[start of LISTED ENTRIES]
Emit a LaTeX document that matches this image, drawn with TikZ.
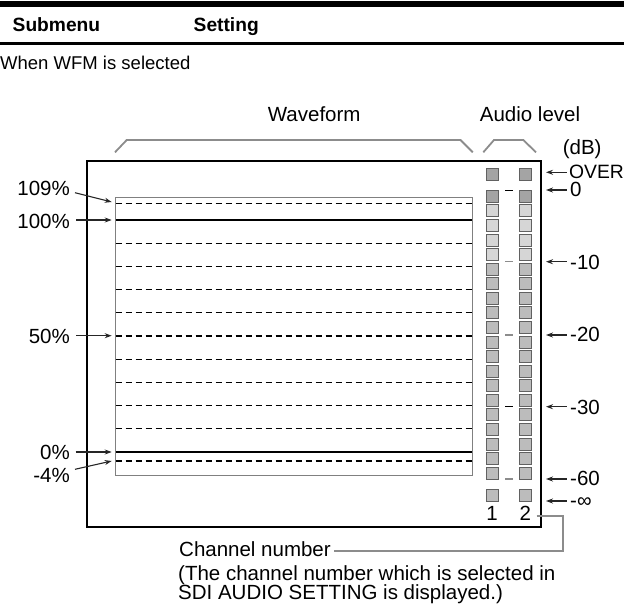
\documentclass[tikz,border=0pt]{standalone}
\usepackage{fontspec}
\setmainfont{Liberation Sans}
\usetikzlibrary{arrows.meta}
\definecolor{brkc}{HTML}{8C8C8C}
\definecolor{mdark}{HTML}{A4A4A4}
\definecolor{mlight}{HTML}{D6D6D6}
\definecolor{mmid}{HTML}{BCBCBC}
\definecolor{boxc}{HTML}{808080}
\tikzset{
  lab/.style={inner sep=0pt, font=\fontsize{20.5}{24}\selectfont},
  rlab/.style={lab, anchor=base west},
  llab/.style={lab, anchor=base east},
  clab/.style={lab, anchor=base},
  arr/.style={-{Stealth[length=7pt,width=5pt]}, line width=1.1pt, black!85},
  brk/.style={draw=brkc, line width=1.8pt},
  meter/.style={draw=black!62, line width=0.9pt, minimum width=12pt, minimum height=12pt, inner sep=0pt},
  wdash/.style={dash pattern=on 6pt off 4pt, line width=1.1pt},
  wsolid/.style={line width=2pt},
  tickb/.style={line width=1.2pt, black},
  tickg/.style={line width=1.2pt, black!45},
}
\begin{document}
\begin{tikzpicture}[x=1pt,y=-1pt]
\useasboundingbox (0,0) rectangle (624,607);
% header
\fill (0,0.8) rectangle (624,7.3);
\node[inner sep=0pt, anchor=base west, font=\bfseries\fontsize{19.2}{23}\selectfont] (hsub) at (12.5,31.7) {Submenu};
\node[inner sep=0pt, anchor=base west, font=\bfseries\fontsize{19.2}{23}\selectfont] (hset) at (193.5,31.7) {Setting};
\draw[line width=2.8pt] (0,43.3) -- (624,43.3);
\node[inner sep=0pt, anchor=base west, font=\fontsize{18.5}{22}\selectfont] (when) at (0,70) {When WFM is selected};
% titles and brackets
\node[clab] (wave) at (314.2,121.7) {Waveform};
\node[clab] (audio) at (530,121.7) {Audio level};
\node[clab] (db) at (582.2,154.3) {(dB)};
\draw[brk] (115,152.3) -- (126.7,140) -- (460.5,140) -- (472.8,152.3);
\draw[brk] (483.3,152.3) -- (494,140) -- (523.3,140) -- (536,152.3);
% frame
\draw[line width=2.3pt] (87.2,160.7) rectangle (541,527);
% waveform box
\draw[boxc, line width=1pt] (115,197.7) rectangle (472.3,475);
\foreach \y in {203.3,243.2,266.4,289.6,312.8,336,359.2,382.4,405.6,428.8,461}
  \draw[wdash] (115.5,\y) -- (471.8,\y);
\draw[wsolid] (115.5,220) -- (471.8,220);
\draw[wsolid] (115.5,451.7) -- (471.8,451.7);
% left labels
\node[llab] (l109) at (70,195) {109\%};
\node[llab] (l100) at (70,228.3) {100\%};
\node[llab] (l50) at (70,343.3) {50\%};
\node[llab] (l0) at (70,459.3) {0\%};
\node[llab] (lm4) at (70,482.7) {-4\%};
\coordinate (s109) at (75,192.7);   \coordinate (t109) at (111.7,202);
\coordinate (s100) at (76,220);     \coordinate (t100) at (111.7,220);
\coordinate (s50) at (76,335.7);    \coordinate (t50) at (111.7,335.7);
\coordinate (s0) at (75.7,452);     \coordinate (t0) at (111.7,452);
\coordinate (sm4) at (75,469.3);    \coordinate (tm4) at (111.7,461);
\foreach \n in {109,100,50,0,m4} \draw[arr] (s\n) -- (t\n);
% meters
\foreach \c/\x in {1/492.5, 2/525.8} {
  \node[meter, fill=mdark] (m\c-over) at (\x,174.2) {};
  \node[meter, fill=mdark] (m\c-0) at (\x,196.3) {};
  \foreach \i in {1,...,4} \node[meter, fill=mlight] (m\c-\i) at (\x,196.3+14.57*\i) {};
  \foreach \i in {5,...,19} \node[meter, fill=mmid] (m\c-\i) at (\x,196.3+14.57*\i) {};
  \node[meter, fill=mmid] (m\c-inf) at (\x,495.8) {};
}
\draw[tickb] (505,190.7) -- (512.5,190.7);
\draw[tickg] (505,261.7) -- (512.5,261.7);
\draw[tickg] (505,335) -- (512.5,335);
\draw[tickb] (505,406.7) -- (512.5,406.7);
\draw[tickg] (505,479) -- (512.5,479);
% right labels
\node[rlab, font=\fontsize{19.3}{23}\selectfont] (rover) at (569,178.3) {OVER};
\node[rlab] (r0) at (570,196.7) {0};
\node[rlab] (r10) at (570,269.3) {-10};
\node[rlab] (r20) at (570,341.7) {-20};
\node[rlab] (r30) at (570,414) {-30};
\node[rlab] (r60) at (570,485.5) {-60};
\node[rlab] (rinf) at (570,507.5) {-∞};
\foreach \n/\y in {over/172.3, 0/190, 10/261.7, 20/335, 30/406.7, 60/479, inf/501} {
  \coordinate (ra\n) at (566.7,\y);
  \coordinate (rt\n) at (546,\y);
  \draw[arr] (ra\n) -- (rt\n);
}
% channel numbers
\node[clab] (n1) at (492,520.5) {1};
\node[clab] (n2) at (525.3,520.5) {2};
% callout
\node[lab, anchor=base west] (cn) at (179,556.6) {Channel number};
\node[lab, anchor=base west] (cn2) at (178,580.3) {(The channel number which is selected in};
\node[lab, anchor=base west] (cn3) at (178,599.8) {SDI AUDIO SETTING is displayed.)};
\coordinate (c1) at (536.7,516);
\coordinate (c2) at (563.3,516);
\coordinate (c3) at (563.3,550.7);
\coordinate (c4) at (334,550.7);
\draw[brk] (c1) -- (c2) -- (c3) -- (c4);
\end{tikzpicture}
\end{document}
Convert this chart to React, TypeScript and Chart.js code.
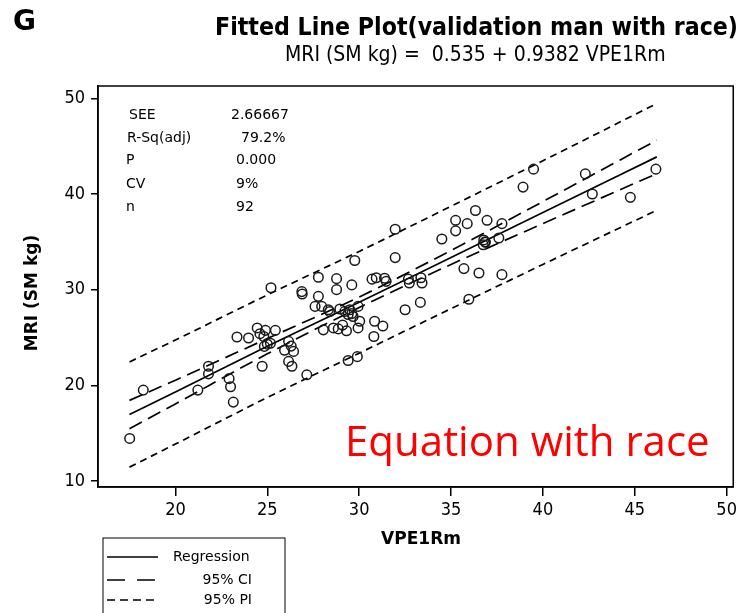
[end of LISTED ENTRIES]
Reproduce all of the material above word for word. Omit the pictures.

FINAL RESULT:
Emit a LaTeX document that matches this image, drawn with TikZ.
\documentclass[tikz,border=0pt]{standalone}
\usepackage{fontspec}
\setmainfont{Liberation Sans}
\usetikzlibrary{arrows.meta}
\definecolor{brkc}{HTML}{8C8C8C}
\definecolor{mdark}{HTML}{A4A4A4}
\definecolor{mlight}{HTML}{D6D6D6}
\definecolor{mmid}{HTML}{BCBCBC}
\definecolor{boxc}{HTML}{808080}
\tikzset{
  lab/.style={inner sep=0pt, font=\fontsize{20.5}{24}\selectfont},
  rlab/.style={lab, anchor=base west},
  llab/.style={lab, anchor=base east},
  clab/.style={lab, anchor=base},
  arr/.style={-{Stealth[length=7pt,width=5pt]}, line width=1.1pt, black!85},
  brk/.style={draw=brkc, line width=1.8pt},
  meter/.style={draw=black!62, line width=0.9pt, minimum width=12pt, minimum height=12pt, inner sep=0pt},
  wdash/.style={dash pattern=on 6pt off 4pt, line width=1.1pt},
  wsolid/.style={line width=2pt},
  tickb/.style={line width=1.2pt, black},
  tickg/.style={line width=1.2pt, black!45},
}
\begin{document}
\begin{tikzpicture}[x=1pt,y=-1pt]
\useasboundingbox (0,0) rectangle (624,607);
% header
\fill (0,0.8) rectangle (624,7.3);
\node[inner sep=0pt, anchor=base west, font=\bfseries\fontsize{19.2}{23}\selectfont] (hsub) at (12.5,31.7) {Submenu};
\node[inner sep=0pt, anchor=base west, font=\bfseries\fontsize{19.2}{23}\selectfont] (hset) at (193.5,31.7) {Setting};
\draw[line width=2.8pt] (0,43.3) -- (624,43.3);
\node[inner sep=0pt, anchor=base west, font=\fontsize{18.5}{22}\selectfont] (when) at (0,70) {When WFM is selected};
% titles and brackets
\node[clab] (wave) at (314.2,121.7) {Waveform};
\node[clab] (audio) at (530,121.7) {Audio level};
\node[clab] (db) at (582.2,154.3) {(dB)};
\draw[brk] (115,152.3) -- (126.7,140) -- (460.5,140) -- (472.8,152.3);
\draw[brk] (483.3,152.3) -- (494,140) -- (523.3,140) -- (536,152.3);
% frame
\draw[line width=2.3pt] (87.2,160.7) rectangle (541,527);
% waveform box
\draw[boxc, line width=1pt] (115,197.7) rectangle (472.3,475);
\foreach \y in {203.3,243.2,266.4,289.6,312.8,336,359.2,382.4,405.6,428.8,461}
  \draw[wdash] (115.5,\y) -- (471.8,\y);
\draw[wsolid] (115.5,220) -- (471.8,220);
\draw[wsolid] (115.5,451.7) -- (471.8,451.7);
% left labels
\node[llab] (l109) at (70,195) {109\%};
\node[llab] (l100) at (70,228.3) {100\%};
\node[llab] (l50) at (70,343.3) {50\%};
\node[llab] (l0) at (70,459.3) {0\%};
\node[llab] (lm4) at (70,482.7) {-4\%};
\coordinate (s109) at (75,192.7);   \coordinate (t109) at (111.7,202);
\coordinate (s100) at (76,220);     \coordinate (t100) at (111.7,220);
\coordinate (s50) at (76,335.7);    \coordinate (t50) at (111.7,335.7);
\coordinate (s0) at (75.7,452);     \coordinate (t0) at (111.7,452);
\coordinate (sm4) at (75,469.3);    \coordinate (tm4) at (111.7,461);
\foreach \n in {109,100,50,0,m4} \draw[arr] (s\n) -- (t\n);
% meters
\foreach \c/\x in {1/492.5, 2/525.8} {
  \node[meter, fill=mdark] (m\c-over) at (\x,174.2) {};
  \node[meter, fill=mdark] (m\c-0) at (\x,196.3) {};
  \foreach \i in {1,...,4} \node[meter, fill=mlight] (m\c-\i) at (\x,196.3+14.57*\i) {};
  \foreach \i in {5,...,19} \node[meter, fill=mmid] (m\c-\i) at (\x,196.3+14.57*\i) {};
  \node[meter, fill=mmid] (m\c-inf) at (\x,495.8) {};
}
\draw[tickb] (505,190.7) -- (512.5,190.7);
\draw[tickg] (505,261.7) -- (512.5,261.7);
\draw[tickg] (505,335) -- (512.5,335);
\draw[tickb] (505,406.7) -- (512.5,406.7);
\draw[tickg] (505,479) -- (512.5,479);
% right labels
\node[rlab, font=\fontsize{19.3}{23}\selectfont] (rover) at (569,178.3) {OVER};
\node[rlab] (r0) at (570,196.7) {0};
\node[rlab] (r10) at (570,269.3) {-10};
\node[rlab] (r20) at (570,341.7) {-20};
\node[rlab] (r30) at (570,414) {-30};
\node[rlab] (r60) at (570,485.5) {-60};
\node[rlab] (rinf) at (570,507.5) {-∞};
\foreach \n/\y in {over/172.3, 0/190, 10/261.7, 20/335, 30/406.7, 60/479, inf/501} {
  \coordinate (ra\n) at (566.7,\y);
  \coordinate (rt\n) at (546,\y);
  \draw[arr] (ra\n) -- (rt\n);
}
% channel numbers
\node[clab] (n1) at (492,520.5) {1};
\node[clab] (n2) at (525.3,520.5) {2};
% callout
\node[lab, anchor=base west] (cn) at (179,556.6) {Channel number};
\node[lab, anchor=base west] (cn2) at (178,580.3) {(The channel number which is selected in};
\node[lab, anchor=base west] (cn3) at (178,599.8) {SDI AUDIO SETTING is displayed.)};
\coordinate (c1) at (536.7,516);
\coordinate (c2) at (563.3,516);
\coordinate (c3) at (563.3,550.7);
\coordinate (c4) at (334,550.7);
\draw[brk] (c1) -- (c2) -- (c3) -- (c4);
\end{tikzpicture}
\end{document}
Convert this chart to React, TypeScript and Chart.js code.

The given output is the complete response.